In some places of config, like strata selection, or survival event query, we use dynamic approach for querying data from the dataset. To do this properly, we usually specify a line of text, somewhat similar to SQL, but with python specifics. For example:

stratification:
    - strata_id: A_arm query: 'arm == “A”'
    - strata_id: BC_arms query: 'arm.isin([“B”, “C”])'

Here are some basic rules how to create proper query. (There are more for advanced use, but out of scope of this guide).

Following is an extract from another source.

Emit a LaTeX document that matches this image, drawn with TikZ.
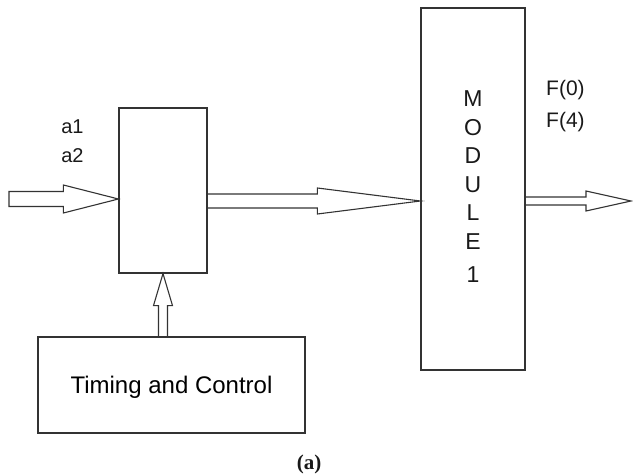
\documentclass[tikz,border=0pt]{standalone}
\usepackage{fontspec}
\setmainfont{Liberation Sans}
\newfontfamily\capfont{Liberation Serif}
\usetikzlibrary{calc}

\tikzset{
  blk/.style={draw=black!80, line width=1.2pt, inner sep=0pt},
  lbl/.style={inner sep=0pt, text=black!90},
  fat/.style={draw=black!80, line width=1.1pt, line join=miter},
}

% hollow block arrow, left to right: [end], start, tip, shaft half, head half, head length
\newcommand{\harrow}[6][]{%
  \draw[fat] let \p1=(#2), \p2=(#3) in
    (\x1,\y1+#4) -- (\x2-#6,\y1+#4) -- (\x2-#6,\y1+#5) -- (\x2,\y2)
    -- (\x2-#6,\y1-#5) -- (\x2-#6,\y1-#4) -- (\x1,\y1-#4) #1;}
% same, pointing up
\newcommand{\varrow}[5]{%
  \draw[fat] let \p1=(#1), \p2=(#2) in
    (\x1-#3,\y1) -- (\x1-#3,\y2-#5) -- (\x1-#4,\y2-#5) -- (\x2,\y2)
    -- (\x1+#4,\y2-#5) -- (\x1+#3,\y2-#5) -- (\x1+#3,\y1);}

\begin{document}
\begin{tikzpicture}[x=1pt, y=-1pt]
  \useasboundingbox (0,0) rectangle (633,476);

  % boxes
  \node[blk, minimum width=88pt, minimum height=165pt] (sel) at (163,190.5) {};
  \node[blk, minimum width=104pt, minimum height=362pt] (mod) at (473,189) {};
  \node[blk, minimum width=267pt, minimum height=96pt, text depth=0pt,
        font=\fontsize{24}{28}\selectfont] (tc) at (171.5,385) {Timing and Control};

  % module label, one letter per line
  \foreach \ch [count=\i] in {M,O,D,U,L,E}
    \node[lbl, font=\fontsize{23}{28}\selectfont] (m\i) at (473,{98.5+28.6*(\i-1)}) {\ch};
  \node[lbl, font=\fontsize{23}{28}\selectfont] (m7) at (473,275) {1};

  % signal names
  \node[lbl, font=\fontsize{20}{24}\selectfont] (a1) at (72.5,127) {a1};
  \node[lbl, font=\fontsize{20}{24}\selectfont] (a2) at (72.5,156) {a2};
  \node[lbl, font=\fontsize{21}{25}\selectfont, anchor=base west] (f0) at (546,96) {F(0)};
  \node[lbl, font=\fontsize{21}{25}\selectfont, anchor=base west] (f4) at (546,128) {F(4)};

  % arrows
  \coordinate (in) at (9,199);
  \coordinate (out) at (631,201);
  \harrow[-- cycle]{in}{sel.west |- in}{7.5pt}{14pt}{55pt}
  \harrow{sel.east |- out}{mod.west |- out}{7pt}{13pt}{103pt}
  \harrow{mod.east |- out}{out}{4pt}{10pt}{45pt}
  \varrow{sel.south |- tc.north}{sel.south}{4.5pt}{9.5pt}{32pt}

  \node[lbl, font=\capfont\bfseries\fontsize{21}{25}\selectfont] (cap) at (309,464) {(a)};
\end{tikzpicture}
\end{document}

Use general form <Feature name> <Operator> <Constant Value>. (It is possible to compare one column to another, but do it only when you clearly understand the data).
As this is a complex string, always surround by quotes in the yaml config, like in the example above.
Use feature name without quotes, string constants in double quotes.
If the feature name has whitespaces or special characters, use backtick quoting.
For equality check use double equal sign “==”.
Use simple operators: “<”, “>”, “==”, “<=”, “>=”.
Special function “isin” check that value is present in the list of values: arm.isin([“B”, “C”]). Use square brackets to define list or values.
Be sure to check column value. If column is a string, and you type A == 1, then python treats 1 to be a number, and naturally, number 1 should never be equal for any of string values included into column A. So such query will always return no records whatsoever.

Random States

There are many places LogML uses random states:

Fitting models like RandomForest.
Cross validation splits.
Random features cutoff test.

Rule of a thumb is as follows:

When random state not set (anywhere it is used), it is initialized from main LogML random generator for the run and fixed in the ‘_dag’ config for the run.